Hungary, no. 37470/06, § 16, 9 December 2008). The
Government's objection must therefore be rejected. Moreover, the
Court considers that the application is not manifestly ill-founded
within the meaning of Article 35 § 3 of the Convention. It
further notes that it is not inadmissible on any other grounds. It
must therefore be declared admissible.
- In
proceedings “A”, the period to be taken into
consideration began on 17 August 1994 and ended on 1 June 2005. It
thus lasted over ten years and nine months for three levels of
jurisdiction. In proceedings “B”, the period to be taken
into account commenced on 3 December 1996 and ended on 6 November
2007. It thus lasted ten years and eleven months. Of this time, the
approximately five-month period corresponding to the applicant's
futile petition for review, which was excluded by the law, must be
imputed to him. The remaining length is ten years and six months for
three levels of jurisdiction.
- The
Court has frequently found violations of Article 6 § 1 of the
Convention in cases raising issues similar to the one in the present
application (see Frydlender v. France [GC], no. 30979/96, §
43, ECHR 2000-VII). Having examined all the material submitted to it,
the Court considers that the Government have not put forward any fact
or convincing argument capable of persuading it to reach a different
conclusion in the present circumstances. Having regard to its
case-law on the subject, the Court considers that the length of the
proceedings was excessive and failed to meet the “reasonable
time” requirement. There has accordingly been a breach of
Article 6 § 1.
- Relying
on Article 41 of the Convention, the applicant claimed 12,000 euros
(EUR) in respect of non-pecuniary damage. The Government contested
this claim. The Court considers that the applicant must have
sustained some non-pecuniary damage. Ruling on an equitable basis, it
awards him EUR 10,400 under that head.
- The
applicant also claimed 82,960 Hungarian forints (HUF)
for the costs and expenses incurred before the domestic courts and
HUF 136,400
for those incurred before the Court, the latter item corresponding to
legal advice taken and mailing expenses, and being partly supported
by invoices. The Government did not express an opinion on the matter.
Regard being had to the documents in its possession and to its
case-law, the Court rejects the claim for costs and expenses in the
domestic proceedings and awards the entirety of those incurred before
it, i.e. EUR 490.
- The
Court considers it appropriate that the default interest should be
based on the marginal lending rate of the European Central Bank, to
which should be added three percentage points.

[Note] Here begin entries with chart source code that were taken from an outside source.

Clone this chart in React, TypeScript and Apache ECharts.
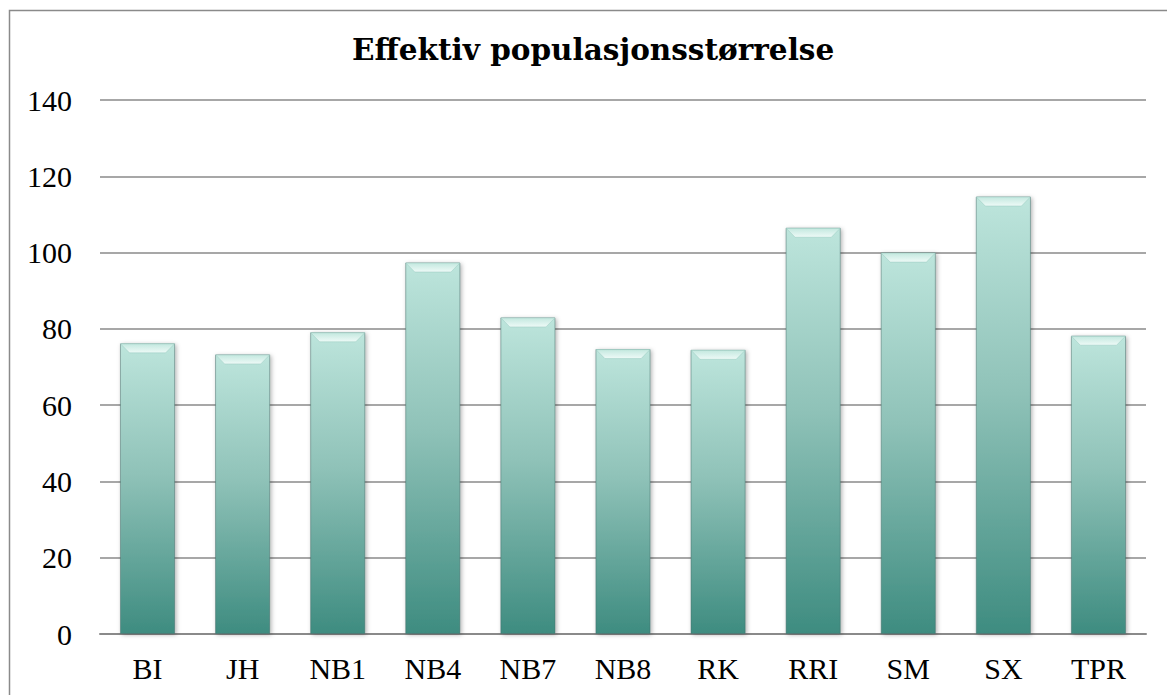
import React, { useEffect, useRef } from "react";
import * as echarts from "echarts";

const titleText = "Effektiv populasjonsstørrelse";
const categories = ["BI", "JH", "NB1", "NB4", "NB7", "NB8", "RK", "RRI", "SM", "SX", "TPR"];
const values = [76.2, 73.3, 79.1, 97.4, 83.0, 74.7, 74.5, 106.5, 100.0, 114.7, 78.2];
const yMin = 0;
const yMax = 140;
const yStep = 20;

const BAR_RATIO = 0.58;

export default function App() {
  const ref = useRef<HTMLDivElement>(null);
  useEffect(() => {
    if (!ref.current) return;
    const chart = echarts.init(ref.current, null, { renderer: "svg" });
    const labelFont = "'Liberation Serif', serif";
    chart.setOption({
      animation: false,
      backgroundColor: "#ffffff",
      title: {
        text: titleText,
        left: 347,
        top: 29,
        textStyle: {
          fontFamily: "'DejaVu Serif', serif",
          fontWeight: "bold",
          fontSize: 29.5,
          color: "#000000",
        },
      },
      graphic: [
        {
          type: "rect",
          silent: true,
          shape: { x: 9.5, y: 10.5, width: 1300, height: 800 },
          style: { fill: "none", stroke: "#8a8a8a", lineWidth: 1.5 },
          z: 100,
        },
      ],
      grid: { left: 100, right: 21, top: 100, bottom: 61, containLabel: false },
      xAxis: {
        type: "category",
        data: categories,
        axisLine: { show: true, lineStyle: { color: "#8a8a8a", width: 2 } },
        axisTick: { show: false },
        axisLabel: {
          color: "#000000",
          fontFamily: labelFont,
          fontSize: 30,
          margin: 19,
        },
      },
      yAxis: {
        type: "value",
        min: yMin,
        max: yMax,
        interval: yStep,
        axisLine: { show: false },
        axisTick: { show: false },
        splitLine: { show: true, lineStyle: { color: "#8a8a8a", width: 1.5 } },
        axisLabel: {
          color: "#000000",
          fontFamily: labelFont,
          fontSize: 30,
          margin: 28,
        },
      },
      series: [
        {
          type: "bar",
          data: values,
          barWidth: BAR_RATIO * 100 + "%",
          itemStyle: {
            color: new echarts.graphic.LinearGradient(0, 0, 0, 1, [
              { offset: 0, color: "#bde5dc" },
              { offset: 0.45, color: "#8fc2b8" },
              { offset: 1, color: "#3e8c80" },
            ]),
            borderColor: "rgba(70,110,105,0.5)",
            borderWidth: 1,
            shadowBlur: 4,
            shadowColor: "rgba(0,0,0,0.3)",
            shadowOffsetX: 1.5,
            shadowOffsetY: 1,
          },
          z: 2,
        },
        {
          type: "custom",
          data: values.map((v, i) => [i, v]),
          z: 3,
          silent: true,
          renderItem: (params: any, api: any) => {
            const idx = api.value(0);
            const val = api.value(1);
            const top = api.coord([idx, val]);
            const w = api.size([1, 0])[0] * BAR_RATIO;
            const x0 = top[0] - w / 2 + 0.5;
            const x1 = top[0] + w / 2 - 0.5;
            const y0 = top[1] + 0.5;
            const d = 9;
            return {
              type: "polygon",
              shape: {
                points: [
                  [x0, y0],
                  [x1, y0],
                  [x1 - d, y0 + d],
                  [x0 + d, y0 + d],
                ],
              },
              style: {
                fill: new echarts.graphic.LinearGradient(0, 0, 0, 1, [
                  { offset: 0, color: "#c3e8df" },
                  { offset: 1, color: "#eefaf7" },
                ]),
                stroke: "rgba(150,200,190,0.6)",
                lineWidth: 0.8,
              },
            };
          },
        },
      ],
    });
    return () => chart.dispose();
  }, []);
  return (
    <div
      ref={ref}
      style={{ position: "fixed", left: 0, top: 0, width: 1167, height: 695 }}
    />
  );
}
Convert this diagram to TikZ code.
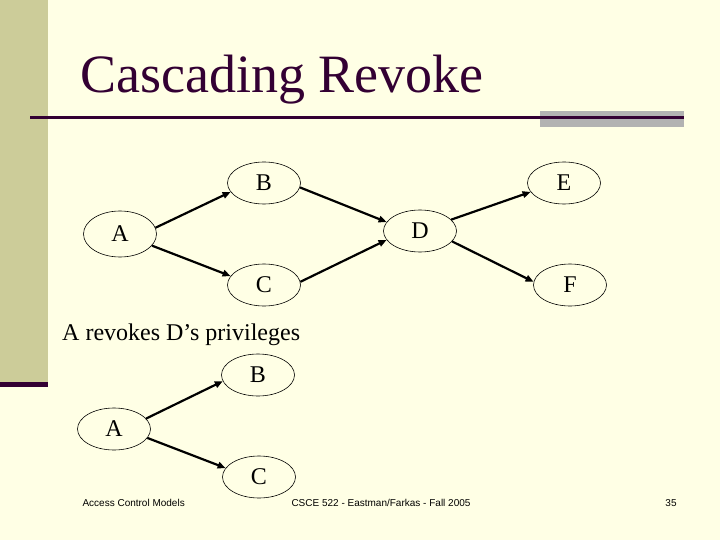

FOR THESE REASONS, THE COURT UNANIMOUSLY
- Declares the application admissible;
- Holds that there has been a violation of Article
6 § 1 of the Convention;
- Holds
(a) that
the respondent State is to pay the applicant, within three months,
the following amounts, to be converted into Hungarian forints at the
rate applicable at the date of settlement:
(i) EUR
10,400 (ten thousand four hundred euros), plus any tax that may be
chargeable, in respect of non-pecuniary damage;
(ii) EUR
490 (four hundred ninety euros), plus any tax that may be chargeable
to the applicant, in respect of costs and expenses;
(b) that
from the expiry of the above-mentioned three months until settlement
simple interest shall be payable on the above amounts at a rate equal
to the marginal lending rate of the European Central Bank during the
default period plus three percentage points;
- Dismisses the remainder of the applicant's claim
for just satisfaction.
Done in English, and notified in writing on 30 November 2010,
pursuant to Rule 77 §§ 2 and 3 of the Rules of Court.